Business ties between Nissani Bros. Hyundai in Culver City and Hyundai Motor America had already deteriorated before the March incidents in which customers who had dropped off cars for service complained that their vehicles were towed away and they were hit with large fees, according to the Los Angeles Times.

One customer, quoted by the Times, said she had dropped off her car for service with an engine problem, only to find out later that she owed thousands of dollars to a towing company. An unnamed dealership employee told the newspaper that it had tried to contact customers before having their vehicles towed because the store was closed.

A message left by Automotive News at Nissani Bros., which has several other franchises, was not immediately returned.

Although the towing incidents coincided with Los Angeles County orders that limited business activities, dealership service operations were allowed to remain open.
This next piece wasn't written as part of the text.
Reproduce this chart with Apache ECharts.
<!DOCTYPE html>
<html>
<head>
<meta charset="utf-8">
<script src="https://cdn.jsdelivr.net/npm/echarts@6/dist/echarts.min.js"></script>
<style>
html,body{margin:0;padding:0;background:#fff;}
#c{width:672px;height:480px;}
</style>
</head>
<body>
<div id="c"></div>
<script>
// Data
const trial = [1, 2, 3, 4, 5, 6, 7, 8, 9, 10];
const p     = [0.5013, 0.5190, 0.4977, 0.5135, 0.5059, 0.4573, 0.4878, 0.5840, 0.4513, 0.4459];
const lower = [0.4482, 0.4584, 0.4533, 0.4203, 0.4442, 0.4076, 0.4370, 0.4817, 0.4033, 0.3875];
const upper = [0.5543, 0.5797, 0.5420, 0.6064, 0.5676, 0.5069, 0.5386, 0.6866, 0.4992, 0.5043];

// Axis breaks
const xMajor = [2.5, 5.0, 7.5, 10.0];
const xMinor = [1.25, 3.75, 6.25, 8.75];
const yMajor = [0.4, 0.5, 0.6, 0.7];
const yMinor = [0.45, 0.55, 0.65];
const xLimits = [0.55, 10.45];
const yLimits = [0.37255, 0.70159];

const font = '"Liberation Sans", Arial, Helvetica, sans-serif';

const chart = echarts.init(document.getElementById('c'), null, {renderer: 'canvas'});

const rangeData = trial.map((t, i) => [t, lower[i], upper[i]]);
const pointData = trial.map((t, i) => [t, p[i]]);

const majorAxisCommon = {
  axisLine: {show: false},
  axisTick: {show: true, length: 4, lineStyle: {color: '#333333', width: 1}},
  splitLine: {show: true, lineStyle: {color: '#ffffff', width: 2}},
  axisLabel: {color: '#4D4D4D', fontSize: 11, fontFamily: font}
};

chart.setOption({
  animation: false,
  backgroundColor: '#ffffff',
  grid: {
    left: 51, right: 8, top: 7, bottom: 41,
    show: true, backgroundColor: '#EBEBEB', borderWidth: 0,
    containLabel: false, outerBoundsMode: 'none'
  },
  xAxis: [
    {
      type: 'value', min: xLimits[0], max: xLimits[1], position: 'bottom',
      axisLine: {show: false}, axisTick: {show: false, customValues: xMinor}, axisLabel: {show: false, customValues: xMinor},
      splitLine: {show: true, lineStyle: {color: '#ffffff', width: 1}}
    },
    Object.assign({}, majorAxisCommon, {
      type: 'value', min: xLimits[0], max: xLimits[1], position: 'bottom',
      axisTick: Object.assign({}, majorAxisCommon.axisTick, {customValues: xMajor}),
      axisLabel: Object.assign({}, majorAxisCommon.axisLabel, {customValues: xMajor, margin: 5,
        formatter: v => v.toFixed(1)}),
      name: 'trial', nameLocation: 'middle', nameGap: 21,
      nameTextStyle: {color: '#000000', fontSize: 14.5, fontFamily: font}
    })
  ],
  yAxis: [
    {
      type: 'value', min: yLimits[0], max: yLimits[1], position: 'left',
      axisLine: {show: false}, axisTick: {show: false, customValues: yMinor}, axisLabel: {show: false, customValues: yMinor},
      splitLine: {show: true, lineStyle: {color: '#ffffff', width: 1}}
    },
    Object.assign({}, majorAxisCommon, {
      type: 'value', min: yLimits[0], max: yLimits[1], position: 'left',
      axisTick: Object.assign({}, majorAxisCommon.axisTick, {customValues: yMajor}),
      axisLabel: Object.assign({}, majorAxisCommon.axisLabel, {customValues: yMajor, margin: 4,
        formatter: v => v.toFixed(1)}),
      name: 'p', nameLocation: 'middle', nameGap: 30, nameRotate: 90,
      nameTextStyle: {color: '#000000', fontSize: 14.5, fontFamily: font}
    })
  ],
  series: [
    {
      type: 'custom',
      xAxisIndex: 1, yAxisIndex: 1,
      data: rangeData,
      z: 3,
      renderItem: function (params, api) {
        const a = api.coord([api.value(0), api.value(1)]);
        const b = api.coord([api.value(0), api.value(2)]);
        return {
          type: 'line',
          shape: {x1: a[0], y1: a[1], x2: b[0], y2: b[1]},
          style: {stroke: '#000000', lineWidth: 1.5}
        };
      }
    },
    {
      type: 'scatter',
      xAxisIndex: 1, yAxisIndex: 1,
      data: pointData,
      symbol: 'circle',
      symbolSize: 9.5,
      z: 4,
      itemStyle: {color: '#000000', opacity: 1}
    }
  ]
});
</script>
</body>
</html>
Hyundai’s corporate office stepped in to help the abandoned customers.

Hyundai spokesman Jim Trainor told the Times the closure of the store had less to do with the virus outbreak than it did a soured business relationship, without elaborating.

The shutdown followed weeks of bad blood between the dealership — brothers Hooman and Rayan Nissani co-owned the store — and Hyundai, the paper reported.

“This dealership voluntarily ended its relationship with Hyundai on April 6, no longer represents Hyundai as one of its dealers, and is closed,” Hyundai said in a statement. “Prior to the closing of the dealership, this dealer moved vehicles that had been dropped off for service to an offsite facility … in order to vacate the property, without informing Hyundai nor the customers who had vehicles at the dealership for service and repair.”

Once Hyundai was aware of the matter, the automaker worked with the towing operator to release the impounded vehicles and channel them to other Hyundai dealerships in the area to complete repairs. Hyundai said it would reimburse customers who had already paid the towing company to release their vehicles.